Felix Clary
ICT + Tulsa World
TULSA, Okla. — Bacone College’s board of trustees filed for bankruptcy last week after their attorney told them it was the only chance to keep the Muskogee campus off the market.
The Utah-based company, MHEC, has been attempting to sue Bacone for two years over uncompensated HVAC work done on the campus. MHEC has tried to put the campus on auction twice in the past two years. Each time, the sheriff’s sale was canceled less than 24 hours before the auction. Former Interim President Nicky Michael said she never knew why the sale kept getting canceled.
Current Interim President Leslie Hannah revealed in an ICT and Tulsa World interview that the sale was canceled because MHEC kept finding other creditors that Bacone owed money to, so they would withdraw the land sale, and add the other creditors to their lawsuit. The last land sale in December was canceled 40 minutes before it began, as more creditors popped up claiming to be in line before MHEC.
“MHEC is not just wanting their piece of the pie. They’re wanting the whole pie, so other people who had a claim on Bacone, MHEC just added them to the suit. They even added a John Doe space, just in case somebody else popped up,” Hannah said.
He said their decision to enter into bankruptcy is an attempt to save the campus and college.
“We’ve been advised by multiple attorneys that if MHEC has tried a land sale twice, bankruptcy would take precedence over that, and they could not make us go to land sale again,” Hannah said. “If we lose the campus, we lose the whole college.”
Their bankruptcy judge asked for a reorganization plan before July 5, which the board of trustees submitted at the same time they filed for bankruptcy. The plan consisted of disclosing debts owed to utility and insurance companies, lenders, the IRS, attorneys, and their plan to compensate each entity.
“Our bankruptcy attorney said the judge was pleased,” said Hannah. “We might have to tweak a few things, but it’s a sound plan. He approved of it.”
Bacone is suspending academic operations for one year. Hannah hopes they will have a soft opening next fall semester, accepting a couple dozen students, and perhaps starting with online courses.
“As many problems as Bacone has, one of the problems they have is healthy housing and healthy buildings. Some of those buildings are infested with mold. I don’t want to house any students in substandard housing,” Hannah said.
The board doesn’t know where they will get funding for the renovations at this time, but Hannah said the renovations are “on the side burner until we get as many of these debtors off our back as we can.”
ICT and Tulsa World attempted to contact MHEC but were unsuccessful.

The Ataloa museum on campus had been broken into earlier this year, with Native art pieces stolen. Hannah said that many art pieces were also destroyed because the school’s former Interim President Ferlin Clark did not store them safely.
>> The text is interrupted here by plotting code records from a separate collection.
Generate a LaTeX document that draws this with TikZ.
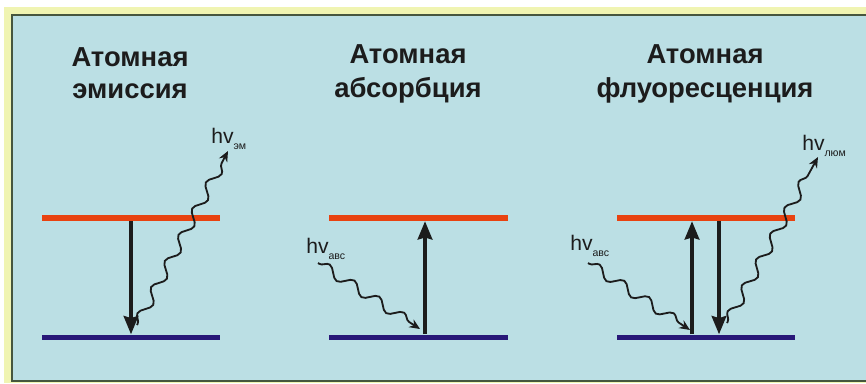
\documentclass[tikz,border=0pt]{standalone}
\usepackage{fontspec}
\setmainfont{Liberation Sans}
\usetikzlibrary{positioning, arrows.meta, calc, decorations.pathmorphing}

\definecolor{panelblue}{RGB}{187,223,228}
\definecolor{frameyellow}{RGB}{240,244,178}
\definecolor{edgegreen}{RGB}{70,86,62}
\definecolor{upred}{RGB}{232,66,16}
\definecolor{lowblue}{RGB}{40,24,120}
\definecolor{ink}{RGB}{28,28,28}

\newcommand{\phsub}[1]{\raisebox{-4.5pt}{\fontsize{7.5}{8}\selectfont #1}}

\begin{document}
\begin{tikzpicture}[
    x=0.025cm, y=-0.025cm,
    level/.style={rectangle, inner sep=0pt, minimum width=4.45cm},
    upper/.style ={level, fill=upred,   minimum height=0.15cm},
    lower/.style ={level, fill=lowblue, minimum height=0.125cm},
    trans/.style={-{Stealth[length=13pt, width=10.5pt, inset=1.5pt]},
                  line width=2.2pt, draw=ink},
    photon/.style={-{Stealth[length=7.5pt, width=6.5pt]}, line width=1.3pt, draw=ink,
                   decorate, decoration={snake, segment length=21pt,
                   amplitude=3.6pt, pre length=1pt, post length=6pt}},
    title/.style={font=\fontsize{19.5}{24}\selectfont\bfseries, text=ink,
                  anchor=base, inner sep=0pt},
    hv/.style={font=\fontsize{15}{17}\selectfont, text=ink,
               anchor=base west, inner sep=0pt},
]

% frame and panel
\useasboundingbox (0,0) rectangle (866,383);
\fill[white] (0,0) rectangle (866,383);
\fill[frameyellow] (4,7) rectangle (866,383);
\fill[panelblue] (12,15) rectangle (866,381);
\draw[edgegreen, line width=1.4pt] (866,15) -- (12,15) -- (12,381) -- (866,381);

% titles
\node[title] (t1a) at (130,66) {Атомная};
\node[title] (t1b) at (130,98) {эмиссия};
\node[title] (t2a) at (408,63) {Атомная};
\node[title] (t2b) at (408,97) {абсорбция};
\node[title] (t3a) at (705,63) {Атомная};
\node[title] (t3b) at (705,97) {флуоресценция};

% energy levels
\foreach \n/\x in {em/131, ab/418.5, fl/706} {
  \node[upper] (\n U) at (\x,218) {};
  \node[lower] (\n L) at (\x,337) {};
}

% transitions
\draw[trans] (emU) -- (emL);
\draw[trans] ($(abL.north)+(6.5,0)$) -- ($(abU.south)+(6.5,0)$);
\draw[trans] ($(flL.north)+(-14,0)$) -- ($(flU.south)+(-14,0)$);
\draw[trans] ($(flU.south)+(13,0)$) -- ($(flL.north)+(13,0)$);

% photon labels
\node[hv] (hvEm)  at (211,143) {hv\phsub{эм}};
\node[hv] (hvAb)  at (306,253) {hv\phsub{авс}};
\node[hv] (hvFlA) at (570,250) {hv\phsub{авс}};
\node[hv] (hvFlL) at (802,150) {hv\phsub{люм}};

% photons
\coordinate (emS) at (137,325);  \coordinate (emE) at (228,151);
\coordinate (abS) at (318,263);  \coordinate (abE) at (420,329);
\coordinate (flS) at (588,263);  \coordinate (flE) at (690,330);
\coordinate (lmS) at (727,323);  \coordinate (lmE) at (818,157);
\draw[photon] (emS) -- (emE);
\draw[photon] (abS) -- (abE);
\draw[photon] (flS) -- (flE);
\draw[photon] (lmS) -- (lmE);
\end{tikzpicture}
\end{document}
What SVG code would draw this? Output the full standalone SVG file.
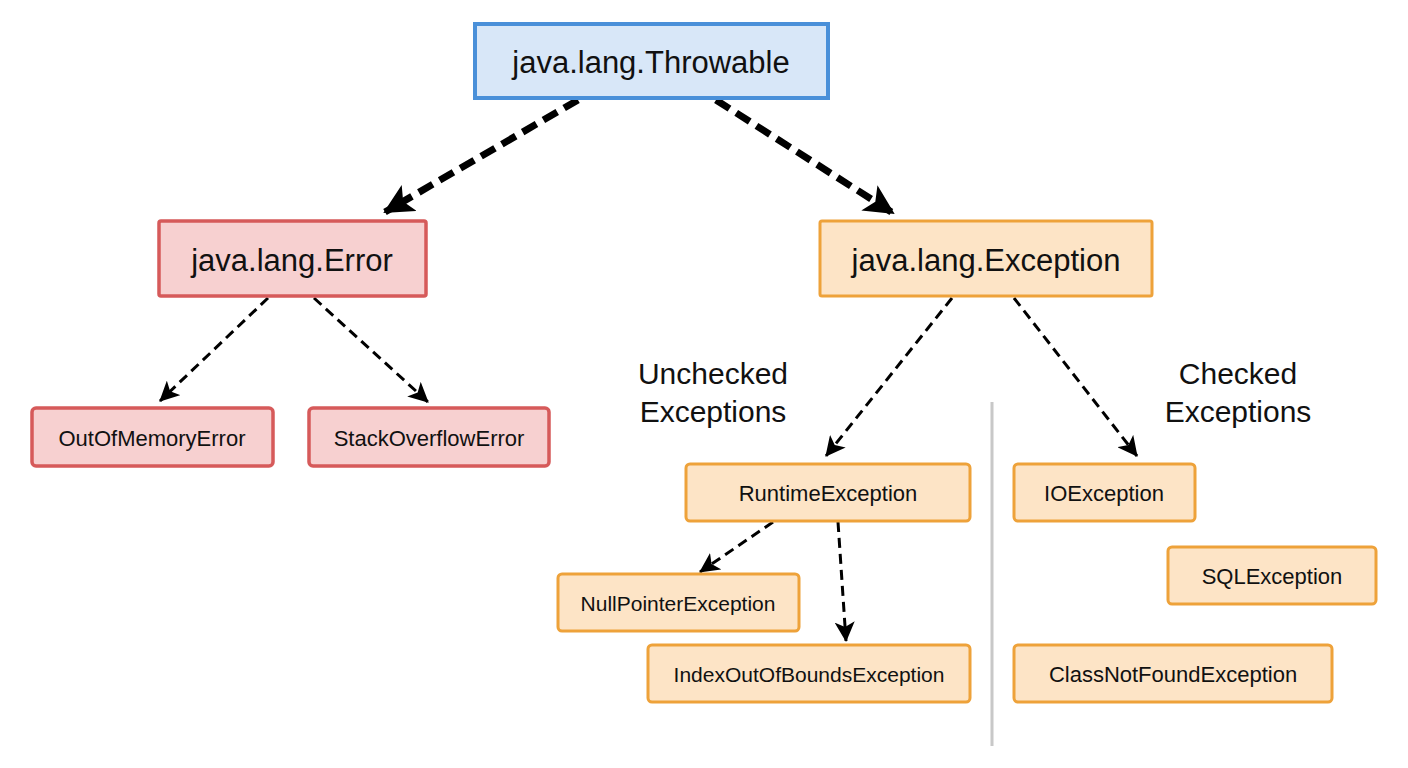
<svg xmlns="http://www.w3.org/2000/svg" width="1408" height="768" viewBox="0 0 1408 768">
<defs>
<marker id="big" markerUnits="userSpaceOnUse" markerWidth="32" markerHeight="30" refX="28" refY="15" orient="auto"><path d="M0,0 L30,15 L0,30 L7,15 Z" fill="#000"/></marker>
<marker id="sm" markerUnits="userSpaceOnUse" markerWidth="22" markerHeight="20" refX="19" refY="10" orient="auto"><path d="M0,0 L20,10 L0,20 L5,10 Z" fill="#000"/></marker>
<style>
text{font-family:"Liberation Sans",Arial,sans-serif;fill:#111;text-anchor:middle;dominant-baseline:central}
.blue{fill:#d8e7f8;stroke:#4a90d9;stroke-width:4}
.red{fill:#f7d0d0;stroke:#d65a5a;stroke-width:3.5}
.org{fill:#fde4c6;stroke:#eea23a;stroke-width:3}
.thick{stroke:#000;stroke-width:7;stroke-dasharray:16 8;fill:none;marker-end:url(#big)}
.thin{stroke:#000;stroke-width:3;stroke-dasharray:10 6;fill:none;marker-end:url(#sm)}
</style>
</defs>
<rect width="1408" height="768" fill="#fff"/>
<g id="connectors">
<line class="thick" x1="578" y1="100" x2="385" y2="212"/>
<line class="thick" x1="716" y1="100" x2="893" y2="213"/>
<line class="thin" x1="268" y1="298" x2="160" y2="401"/>
<line class="thin" x1="314" y1="298" x2="428" y2="402"/>
<line class="thin" x1="952" y1="298" x2="826" y2="456"/>
<line class="thin" x1="1014" y1="298" x2="1137" y2="456"/>
<line class="thin" x1="773" y1="522" x2="700" y2="572"/>
<line class="thin" x1="838" y1="522" x2="846" y2="641"/>
</g>
<line x1="992" y1="402" x2="992" y2="746" stroke="#c8c8c8" stroke-width="3"/>
<g id="throwable"><rect class="blue" x="475" y="24" width="353" height="74"/><text x="651" y="62" font-size="31">java.lang.Throwable</text></g>
<g id="error"><rect class="red" x="159" y="221" width="267" height="75" rx="2"/><text x="292" y="260" font-size="31">java.lang.Error</text></g>
<g id="exception"><rect class="org" x="820" y="221" width="332" height="75" rx="2"/><text x="986" y="260" font-size="31">java.lang.Exception</text></g>
<g id="oom"><rect class="red" x="32" y="408" width="241" height="58" rx="4"/><text x="152" y="438" font-size="22">OutOfMemoryError</text></g>
<g id="sof"><rect class="red" x="309" y="408" width="240" height="58" rx="4"/><text x="429" y="438" font-size="22">StackOverflowError</text></g>
<g id="runtime"><rect class="org" x="686" y="464" width="284" height="57" rx="4"/><text x="828" y="493" font-size="22">RuntimeException</text></g>
<g id="npe"><rect class="org" x="558" y="574" width="241" height="57" rx="4"/><text x="678" y="603" font-size="21">NullPointerException</text></g>
<g id="ioob"><rect class="org" x="648" y="645" width="322" height="57" rx="4"/><text x="809" y="674" font-size="21">IndexOutOfBoundsException</text></g>
<g id="io"><rect class="org" x="1014" y="464" width="181" height="57" rx="4"/><text x="1104" y="493" font-size="22">IOException</text></g>
<g id="sql"><rect class="org" x="1168" y="547" width="208" height="57" rx="4"/><text x="1272" y="576" font-size="22">SQLException</text></g>
<g id="cnf"><rect class="org" x="1014" y="645" width="318" height="57" rx="4"/><text x="1173" y="674" font-size="22">ClassNotFoundException</text></g>
<g id="labels">
<text x="713" y="373" font-size="30">Unchecked</text><text x="713" y="411" font-size="30">Exceptions</text>
<text x="1238" y="373" font-size="30">Checked</text><text x="1238" y="411" font-size="30">Exceptions</text>
</g>
</svg>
“For reasons that are still a mystery to this day, he removed a good deal of that art from where it was housed and literally threw it in the basement of the library,” Hannah said. “That basement floods on a cloudy day. If there’s dew on the grass outside, there is water in the basement. Some of those works were in standing water and moldy conditions.”
About a year ago, Hannah began removing the art pieces from Bacone campus and bringing them to his building in Tahlequah, Oklahoma. In addition to his presidency at Bacone, Hannah is also the director of education for the United Keetoowah Band (UKB) of Cherokee Indians. The UKB education program received a fellowship to bring in an artifact expert to help find missing artifacts from the Ataloa museum. The expert has been working with Hannah for over a year to move the items to safe, secure conditions.

This story is co-published by the Tulsa World and ICT, a news partnership that covers Indigenous communities in the Oklahoma area.